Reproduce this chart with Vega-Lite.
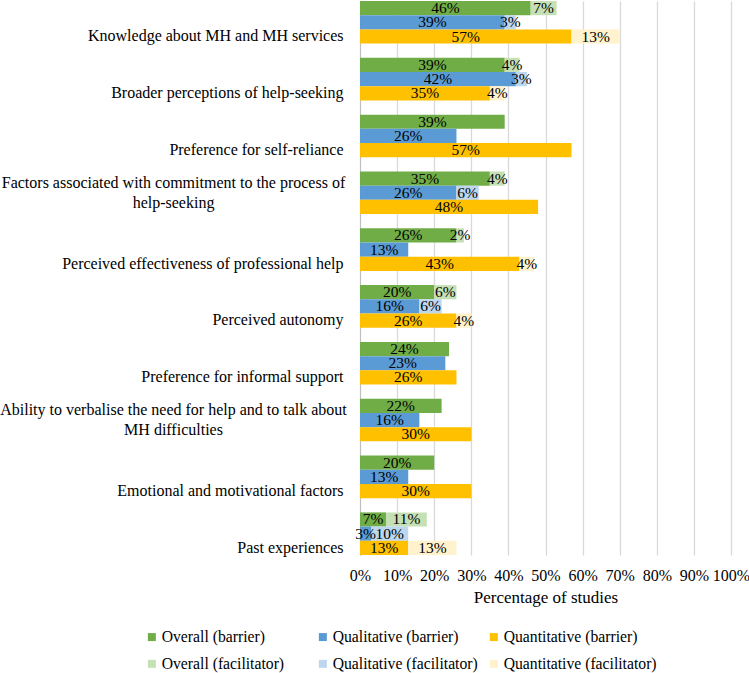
{
  "$schema": "https://vega.github.io/schema/vega-lite/v6.json",
  "width": 371,
  "height": 554,
  "autosize": {"type": "none"},
  "padding": {"left": 360, "top": 1, "right": 18, "bottom": 118},
  "background": "white",
  "config": {"view": {"stroke": null}},
  "data": {
    "values": [
      {"cat": "Knowledge about MH and MH services", "series": "Overall", "type": "barrier", "key": "Overall (barrier)", "value": 46},
      {"cat": "Knowledge about MH and MH services", "series": "Overall", "type": "facilitator", "key": "Overall (facilitator)", "value": 7},
      {"cat": "Knowledge about MH and MH services", "series": "Qualitative", "type": "barrier", "key": "Qualitative (barrier)", "value": 39},
      {"cat": "Knowledge about MH and MH services", "series": "Qualitative", "type": "facilitator", "key": "Qualitative (facilitator)", "value": 3},
      {"cat": "Knowledge about MH and MH services", "series": "Quantitative", "type": "barrier", "key": "Quantitative (barrier)", "value": 57},
      {"cat": "Knowledge about MH and MH services", "series": "Quantitative", "type": "facilitator", "key": "Quantitative (facilitator)", "value": 13},

      {"cat": "Broader perceptions of help-seeking", "series": "Overall", "type": "barrier", "key": "Overall (barrier)", "value": 39},
      {"cat": "Broader perceptions of help-seeking", "series": "Overall", "type": "facilitator", "key": "Overall (facilitator)", "value": 4},
      {"cat": "Broader perceptions of help-seeking", "series": "Qualitative", "type": "barrier", "key": "Qualitative (barrier)", "value": 42},
      {"cat": "Broader perceptions of help-seeking", "series": "Qualitative", "type": "facilitator", "key": "Qualitative (facilitator)", "value": 3},
      {"cat": "Broader perceptions of help-seeking", "series": "Quantitative", "type": "barrier", "key": "Quantitative (barrier)", "value": 35},
      {"cat": "Broader perceptions of help-seeking", "series": "Quantitative", "type": "facilitator", "key": "Quantitative (facilitator)", "value": 4},

      {"cat": "Preference for self-reliance", "series": "Overall", "type": "barrier", "key": "Overall (barrier)", "value": 39},
      {"cat": "Preference for self-reliance", "series": "Qualitative", "type": "barrier", "key": "Qualitative (barrier)", "value": 26},
      {"cat": "Preference for self-reliance", "series": "Quantitative", "type": "barrier", "key": "Quantitative (barrier)", "value": 57},

      {"cat": "Factors associated with commitment to the process of help-seeking", "series": "Overall", "type": "barrier", "key": "Overall (barrier)", "value": 35},
      {"cat": "Factors associated with commitment to the process of help-seeking", "series": "Overall", "type": "facilitator", "key": "Overall (facilitator)", "value": 4},
      {"cat": "Factors associated with commitment to the process of help-seeking", "series": "Qualitative", "type": "barrier", "key": "Qualitative (barrier)", "value": 26},
      {"cat": "Factors associated with commitment to the process of help-seeking", "series": "Qualitative", "type": "facilitator", "key": "Qualitative (facilitator)", "value": 6},
      {"cat": "Factors associated with commitment to the process of help-seeking", "series": "Quantitative", "type": "barrier", "key": "Quantitative (barrier)", "value": 48},

      {"cat": "Perceived effectiveness of professional help", "series": "Overall", "type": "barrier", "key": "Overall (barrier)", "value": 26},
      {"cat": "Perceived effectiveness of professional help", "series": "Overall", "type": "facilitator", "key": "Overall (facilitator)", "value": 2},
      {"cat": "Perceived effectiveness of professional help", "series": "Qualitative", "type": "barrier", "key": "Qualitative (barrier)", "value": 13},
      {"cat": "Perceived effectiveness of professional help", "series": "Quantitative", "type": "barrier", "key": "Quantitative (barrier)", "value": 43},
      {"cat": "Perceived effectiveness of professional help", "series": "Quantitative", "type": "facilitator", "key": "Quantitative (facilitator)", "value": 4},

      {"cat": "Perceived autonomy", "series": "Overall", "type": "barrier", "key": "Overall (barrier)", "value": 20},
      {"cat": "Perceived autonomy", "series": "Overall", "type": "facilitator", "key": "Overall (facilitator)", "value": 6},
      {"cat": "Perceived autonomy", "series": "Qualitative", "type": "barrier", "key": "Qualitative (barrier)", "value": 16},
      {"cat": "Perceived autonomy", "series": "Qualitative", "type": "facilitator", "key": "Qualitative (facilitator)", "value": 6},
      {"cat": "Perceived autonomy", "series": "Quantitative", "type": "barrier", "key": "Quantitative (barrier)", "value": 26},
      {"cat": "Perceived autonomy", "series": "Quantitative", "type": "facilitator", "key": "Quantitative (facilitator)", "value": 4},

      {"cat": "Preference for informal support", "series": "Overall", "type": "barrier", "key": "Overall (barrier)", "value": 24},
      {"cat": "Preference for informal support", "series": "Qualitative", "type": "barrier", "key": "Qualitative (barrier)", "value": 23},
      {"cat": "Preference for informal support", "series": "Quantitative", "type": "barrier", "key": "Quantitative (barrier)", "value": 26},

      {"cat": "Ability to verbalise the need for help and to talk about MH difficulties", "series": "Overall", "type": "barrier", "key": "Overall (barrier)", "value": 22},
      {"cat": "Ability to verbalise the need for help and to talk about MH difficulties", "series": "Qualitative", "type": "barrier", "key": "Qualitative (barrier)", "value": 16},
      {"cat": "Ability to verbalise the need for help and to talk about MH difficulties", "series": "Quantitative", "type": "barrier", "key": "Quantitative (barrier)", "value": 30},

      {"cat": "Emotional and motivational factors", "series": "Overall", "type": "barrier", "key": "Overall (barrier)", "value": 20},
      {"cat": "Emotional and motivational factors", "series": "Qualitative", "type": "barrier", "key": "Qualitative (barrier)", "value": 13},
      {"cat": "Emotional and motivational factors", "series": "Quantitative", "type": "barrier", "key": "Quantitative (barrier)", "value": 30},

      {"cat": "Past experiences", "series": "Overall", "type": "barrier", "key": "Overall (barrier)", "value": 7},
      {"cat": "Past experiences", "series": "Overall", "type": "facilitator", "key": "Overall (facilitator)", "value": 11},
      {"cat": "Past experiences", "series": "Qualitative", "type": "barrier", "key": "Qualitative (barrier)", "value": 3},
      {"cat": "Past experiences", "series": "Qualitative", "type": "facilitator", "key": "Qualitative (facilitator)", "value": 10},
      {"cat": "Past experiences", "series": "Quantitative", "type": "barrier", "key": "Quantitative (barrier)", "value": 13},
      {"cat": "Past experiences", "series": "Quantitative", "type": "facilitator", "key": "Quantitative (facilitator)", "value": 13}
    ]
  },
  "transform": [
    {"stack": "value", "groupby": ["cat", "series"], "sort": [{"field": "type", "order": "ascending"}], "as": ["v0", "v1"]},
    {"calculate": "(datum.v0 + datum.v1) / 2", "as": "mid"},
    {"calculate": "datum.value + '%'", "as": "lbl"}
  ],
  "encoding": {
    "y": {
      "field": "cat",
      "type": "nominal",
      "sort": [
        "Knowledge about MH and MH services",
        "Broader perceptions of help-seeking",
        "Preference for self-reliance",
        "Factors associated with commitment to the process of help-seeking",
        "Perceived effectiveness of professional help",
        "Perceived autonomy",
        "Preference for informal support",
        "Ability to verbalise the need for help and to talk about MH difficulties",
        "Emotional and motivational factors",
        "Past experiences"
      ],
      "scale": {"paddingInner": 0.25, "paddingOuter": 0},
      "axis": {
        "title": null,
        "ticks": false,
        "domain": true,
        "domainColor": "#BFBFBF",
        "labelFont": "Liberation Serif",
        "labelFontSize": 16,
        "labelColor": "#000000",
        "labelLimit": 400,
        "labelLineHeight": 20,
        "labelBaseline": "middle",
        "labelExpr": "indexof(datum.label, 'Factors') == 0 ? ['Factors associated with commitment to the process of', 'help-seeking'] : indexof(datum.label, 'Ability') == 0 ? ['Ability to verbalise the need for help and to talk about', 'MH difficulties'] : datum.label",
        "labelAlign": {"condition": {"test": "indexof(datum.value, 'Factors') == 0 || indexof(datum.value, 'Ability') == 0", "value": "center"}, "value": "right"},
        "labelPadding": {"condition": {"test": "indexof(datum.value, 'Factors') == 0 || indexof(datum.value, 'Ability') == 0", "value": 187}, "value": 17},
        "labelOffset": {"condition": {"test": "indexof(datum.value, 'Factors') == 0 || indexof(datum.value, 'Ability') == 0", "value": -10}, "value": 14}
      }
    },
    "yOffset": {
      "field": "series",
      "type": "nominal",
      "sort": ["Overall", "Qualitative", "Quantitative"],
      "scale": {"paddingInner": 0, "paddingOuter": 0}
    }
  },
  "layer": [
    {
      "mark": {"type": "bar"},
      "encoding": {
        "x": {
          "field": "v0",
          "type": "quantitative",
          "scale": {"domain": [0, 100]},
          "axis": {
            "title": "Percentage of studies",
            "titleFont": "Liberation Serif",
            "titleFontSize": 17,
            "titleFontWeight": "normal",
            "titleColor": "#000000",
            "titlePadding": 6,
            "values": [0, 10, 20, 30, 40, 50, 60, 70, 80, 90, 100],
            "labelExpr": "datum.value + '%'",
            "labelOverlap": false,
            "labelFlush": false,
            "labelFont": "Liberation Serif",
            "labelFontSize": 16,
            "labelColor": "#000000",
            "labelPadding": 12,
            "domain": false,
            "ticks": false,
            "grid": true,
            "gridColor": "#D9D9D9",
            "gridWidth": 1.3
          }
        },
        "x2": {"field": "v1"},
        "color": {
          "field": "key",
          "type": "nominal",
          "scale": {
            "domain": ["Overall (barrier)", "Qualitative (barrier)", "Quantitative (barrier)", "Overall (facilitator)", "Qualitative (facilitator)", "Quantitative (facilitator)"],
            "range": ["#70AD47", "#5B9BD5", "#FFC000", "#C5E0B4", "#BDD7EE", "#FFF2CC"]
          },
          "legend": {
            "title": null,
            "orient": "none",
            "legendX": -216,
            "legendY": 628,
            "direction": "horizontal",
            "columns": 3,
            "gridAlign": "all",
            "columnPadding": 0,
            "rowPadding": 10,
            "symbolType": "square",
            "symbolSize": 64,
            "symbolStrokeWidth": 0,
            "labelFont": "Liberation Serif",
            "labelFontSize": 15.7,
            "labelColor": "#000000",
            "labelOffset": 2,
            "labelLimit": 300
          }
        }
      }
    },
    {
      "transform": [{"filter": "datum.value > 0"}],
      "mark": {"type": "text", "font": "Liberation Serif", "fontSize": 15.5, "color": "#000000", "align": "center", "baseline": "middle"},
      "encoding": {
        "x": {
          "field": "mid",
          "type": "quantitative",
          "scale": {"domain": [0, 100]},
          "axis": {
            "title": "Percentage of studies",
            "titleFont": "Liberation Serif",
            "titleFontSize": 17,
            "titleFontWeight": "normal",
            "titleColor": "#000000",
            "titlePadding": 6,
            "values": [0, 10, 20, 30, 40, 50, 60, 70, 80, 90, 100],
            "labelExpr": "datum.value + '%'",
            "labelOverlap": false,
            "labelFlush": false,
            "labelFont": "Liberation Serif",
            "labelFontSize": 16,
            "labelColor": "#000000",
            "labelPadding": 12,
            "domain": false,
            "ticks": false,
            "grid": true,
            "gridColor": "#D9D9D9",
            "gridWidth": 1.3
          }
        },
        "text": {"field": "lbl", "type": "nominal"}
      }
    }
  ]
}
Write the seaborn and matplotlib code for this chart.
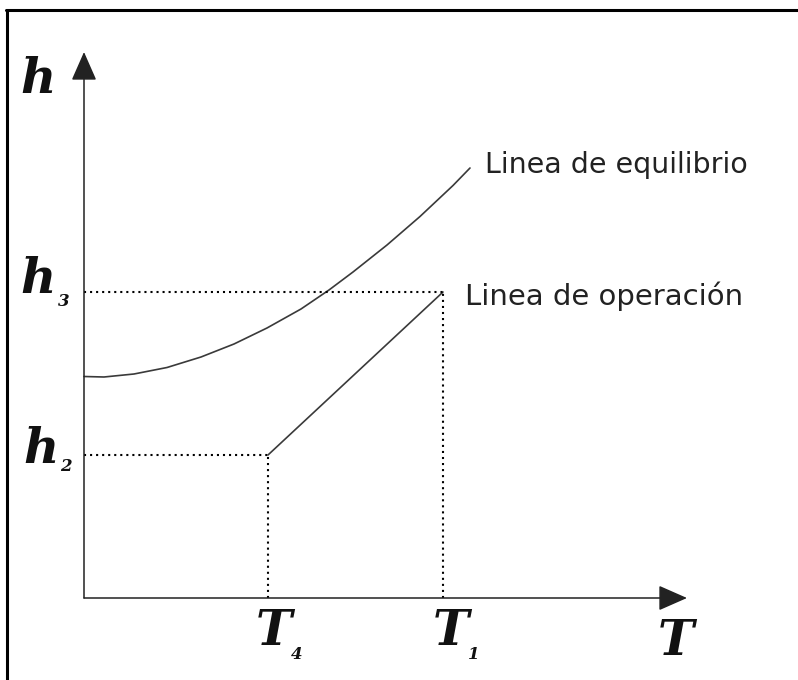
import matplotlib.pyplot as plt
import seaborn as sns
from matplotlib.lines import Line2D

# Datos (unidades arbitrarias)
T_equilibrio = [0.0, 0.40, 1.00, 1.66, 2.34, 3.00, 3.66, 4.34, 4.90, 5.38, 6.06, 6.72, 7.38, 7.72]
h_equilibrio = [4.43, 4.42, 4.48, 4.61, 4.82, 5.08, 5.40, 5.78, 6.16, 6.52, 7.06, 7.63, 8.25, 8.60]
T4, T1 = 3.68, 7.18
h2, h3 = 2.86, 6.12
T_operacion = [T4, T1]
h_operacion = [h2, h3]
T_max, h_max = 12.06, 10.92

sns.set_style("white")
plt.rcParams['font.family'] = ['DejaVu Sans']

fig = plt.figure(figsize=(7.98, 6.8), dpi=100)
ax = fig.add_axes([0, 0, 1, 1])
ax.set_xlim(-1.68, 14.28)
ax.set_ylim(-1.64, 11.96)
ax.axis('off')

# Curvas
sns.lineplot(x=T_equilibrio, y=h_equilibrio, ax=ax, color='#3a3a3a', lw=1.2)
sns.lineplot(x=T_operacion, y=h_operacion, ax=ax, color='#3a3a3a', lw=1.2)

# Lineas punteadas
punteado = dict(color='black', lw=1.5, linestyle=(0, (1, 1.9)))
ax.plot([0, T1], [h3, h3], **punteado)
ax.plot([T1, T1], [0, h3], **punteado)
ax.plot([0, T4], [h2, h2], **punteado)
ax.plot([T4, T4], [0, h2], **punteado)

# Ejes con flechas
flecha = dict(arrowstyle='-|>,head_length=0.5,head_width=0.22', color='#222222',
              lw=1.1, mutation_scale=36, shrinkA=0, shrinkB=0)
ax.annotate('', xy=(0, h_max), xytext=(0, 0), arrowprops=flecha)
ax.annotate('', xy=(T_max, 0), xytext=(0, 0), arrowprops=flecha)

# Etiquetas
letra = dict(family='DejaVu Serif', weight='bold', style='italic',
             fontsize=35, ha='center', va='baseline', color='#111111')
sub = dict(family='DejaVu Serif', weight='bold', style='italic',
           fontsize=12, ha='center', va='baseline', color='#111111')
ax.text(-0.92, 10.10, 'h', **letra)
ax.text(-0.92, 6.10, 'h', **letra)
ax.text(-0.40, 5.84, '3', **sub)
ax.text(-0.86, 2.70, 'h', **letra)
ax.text(-0.36, 2.54, '2', **sub)
ax.text(3.80, -0.94, 'T', **letra)
ax.text(4.26, -1.22, '4', **sub)
ax.text(7.34, -0.94, 'T', **letra)
ax.text(7.80, -1.22, '1', **sub)
ax.text(11.84, -1.14, 'T', **letra)

ax.text(8.02, 8.50, 'Linea de equilibrio', fontsize=20.5, ha='left',
        va='baseline', color='#222222')
ax.text(7.62, 5.86, 'Linea de operación', fontsize=21, ha='left',
        va='baseline', color='#222222')

# Marco
fig.add_artist(Line2D([6 / 798, 1], [1 - 9.5 / 680, 1 - 9.5 / 680],
                      color='black', lw=2.2, transform=fig.transFigure))
fig.add_artist(Line2D([6.5 / 798, 6.5 / 798], [0, 1 - 9.5 / 680],
                      color='black', lw=2.2, transform=fig.transFigure))

fig.savefig('out.png', dpi=100)
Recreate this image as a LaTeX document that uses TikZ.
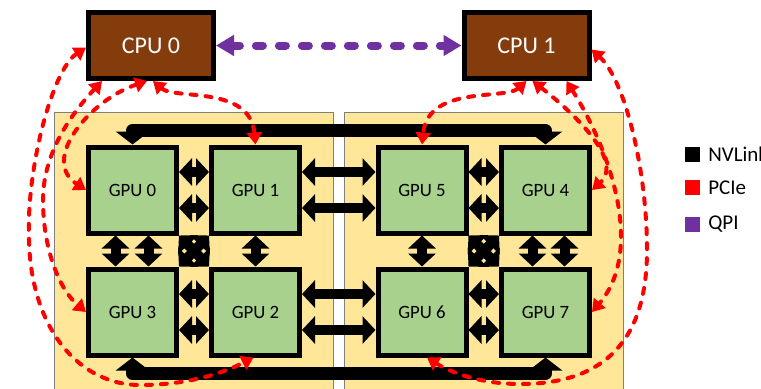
\documentclass[tikz,border=0pt]{standalone}
\usepackage{fontspec}
\setmainfont{Carlito}
\usetikzlibrary{calc, arrows.meta, positioning}

\definecolor{cpubrown}{HTML}{843C0C}
\definecolor{gpugreen}{HTML}{A9D18E}
\definecolor{trayyellow}{HTML}{FFE699}
\definecolor{qpipurple}{HTML}{7030A0}
\definecolor{traygray}{HTML}{7F7F7F}

\begin{document}
\begin{tikzpicture}[x=0.5pt, y=-0.5pt, >=Stealth,
    cpu/.style={draw=black, line width=2.5pt, fill=cpubrown, text=white,
        font=\fontsize{12}{14}\selectfont, minimum width=62.5pt, minimum height=33pt},
    gpu/.style={draw=black, line width=2.5pt, fill=gpugreen,
        font=\fontsize{9.4}{11}\selectfont, minimum width=44pt, minimum height=43pt},
    nvlink/.style={line width=5pt,
        {Triangle[width=13.5pt,length=6.5pt]}-{Triangle[width=13.5pt,length=6.5pt]}},
    nvbar/.style={line width=6.5pt, line join=round,
        {Triangle[width=16.5pt,length=6.5pt]}-{Triangle[width=16.5pt,length=6.5pt]}},
    pcie/.style={red, line width=2pt, line cap=round, dash pattern=on 3pt off 4.5pt,
        {Triangle[width=7.5pt,length=6pt]}-{Triangle[width=7.5pt,length=6pt]}},
    qpi/.style={qpipurple, line width=4pt, line cap=round, dash pattern=on 3.5pt off 8pt,
        {Triangle[width=10pt,length=9pt]}-{Triangle[width=10pt,length=9pt]}},
    legendbox/.style={minimum size=7.5pt, inner sep=0pt},
    legendtext/.style={inner sep=0pt, font=\fontsize{10.5}{12}\selectfont}
]

    % ==========================================
    % 1. FRAME AND BOARD TRAYS
    % ==========================================
    \clip (0,0) rectangle (761,388);
    \fill[trayyellow, draw=traygray, line width=0.5pt] (54,112) rectangle (333,400);
    \fill[trayyellow, draw=traygray, line width=0.5pt] (344,112) rectangle (623,400);

    % ==========================================
    % 2. CPUS AND GPUS
    % ==========================================
    \node[cpu] (c0) at (151,45.5) {CPU 0};
    \node[cpu] (c1) at (526.5,45.5) {CPU 1};

    \node[gpu] (g0) at (132.5,190) {GPU 0};
    \node[gpu] (g1) at (255.5,190) {GPU 1};
    \node[gpu] (g3) at (132.5,312) {GPU 3};
    \node[gpu] (g2) at (255.5,312) {GPU 2};
    \node[gpu] (g5) at (422,190) {GPU 5};
    \node[gpu] (g4) at (545.5,190) {GPU 4};
    \node[gpu] (g6) at (422,312) {GPU 6};
    \node[gpu] (g7) at (545.5,312) {GPU 7};

    % ==========================================
    % 3. NVLINK CONNECTIONS
    % ==========================================
    % Horizontal pairs
    \foreach \dy in {-18,18} {
        \draw[nvlink] ($(g0.east)+(0,\dy)$) -- ($(g1.west)+(0,\dy)$);
        \draw[nvlink] ($(g1.east)+(0,\dy)$) -- ($(g5.west)+(0,\dy)$);
        \draw[nvlink] ($(g5.east)+(0,\dy)$) -- ($(g4.west)+(0,\dy)$);
        \draw[nvlink] ($(g3.east)+(0,\dy)$) -- ($(g2.west)+(0,\dy)$);
        \draw[nvlink] ($(g2.east)+(0,\dy)$) -- ($(g6.west)+(0,\dy)$);
        \draw[nvlink] ($(g6.east)+(0,\dy)$) -- ($(g7.west)+(0,\dy)$);
    }

    % Vertical links
    \draw[nvlink] ($(g0.south)+(-17,0)$) -- ($(g3.north)+(-17,0)$);
    \draw[nvlink] ($(g0.south)+(16,0)$) -- ($(g3.north)+(16,0)$);
    \draw[nvlink] (g1.south) -- (g2.north);
    \draw[nvlink] (g5.south) -- (g6.north);
    \draw[nvlink] ($(g4.south)+(-13,0)$) -- ($(g7.north)+(-13,0)$);
    \draw[nvlink] ($(g4.south)+(19,0)$) -- ($(g7.north)+(19,0)$);

    % Diagonal crossings
    \draw[nvlink] (g0.south east) -- (g2.north west);
    \draw[nvlink] (g1.south west) -- (g3.north east);
    \draw[nvlink] (g5.south east) -- (g7.north west);
    \draw[nvlink] (g4.south west) -- (g6.north east);

    % Long links across the trays
    \draw[nvbar] (g0.north) -- ++(0,-14) -| (g4.north);
    \draw[nvbar] (g3.south) -- ++(0,16) -| (g7.south);

    % ==========================================
    % 4. QPI AND PCIE LINKS
    % ==========================================
    \draw[qpi] (c0.east) -- (c1.west);

    % CPU 0 side
    \draw[pcie] ($(c0.west)+(0,2)$) .. controls (52,70) and (26,170) .. (29,240)
        .. controls (31,330) and (80,385) .. (140,385)
        .. controls (190,385) and (225,372) .. ($(g2.south)+(-2,0)$);
    \draw[pcie] ($(c0.south west)+(16,0)$) .. controls (75,110) and (43,150) .. (43,200)
        .. controls (43,250) and (60,290) .. (g3.west);
    \draw[pcie] ($(c0.south)+(-4,0)$) .. controls (90,100) and (40,160) .. (g0.west);
    \draw[pcie] ($(c0.south)+(2,0)$) .. controls (175,100) and (250,85) .. (g1.north);

    % CPU 1 side
    \draw[pcie] (c1.south) .. controls (505,100) and (428,85) .. (g5.north);
    \draw[pcie] ($(c1.south)+(6,0)$) .. controls (570,110) and (625,160) .. (g4.east);
    \draw[pcie] ($(c1.south east)+(-25,0)$) .. controls (610,150) and (645,250) .. (g7.east);
    \draw[pcie] ($(c1.east)+(0,4)$) .. controls (625,80) and (647,170) .. (647,250)
        .. controls (647,340) and (605,384) .. (520,384)
        .. controls (480,384) and (450,372) .. ($(g6.south)+(5,0)$);

    % ==========================================
    % 5. LEGEND
    % ==========================================
    \node[legendbox, fill=black] (lgnv) at (692,154.5) {};
    \node[legendtext, right=4pt of lgnv] (lgnvtxt) {NVLink};
    \node[legendbox, fill=red] (lgpc) at (692,187.5) {};
    \node[legendtext, right=4pt of lgpc] (lgpctxt) {PCIe};
    \node[legendbox, fill=qpipurple] (lgqp) at (692,224.5) {};
    \node[legendtext, right=4pt of lgqp] (lgqptxt) {QPI};

\end{tikzpicture}
\end{document}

:::

Work required: Repeat only the lines from the one holding "Write the seaborn" to the one holding "from matplotlib.lines import Line2D", both ends included, and drop the images.

Result for this task:
Write the seaborn and matplotlib code for this chart.
import matplotlib.pyplot as plt
import seaborn as sns
from matplotlib.lines import Line2D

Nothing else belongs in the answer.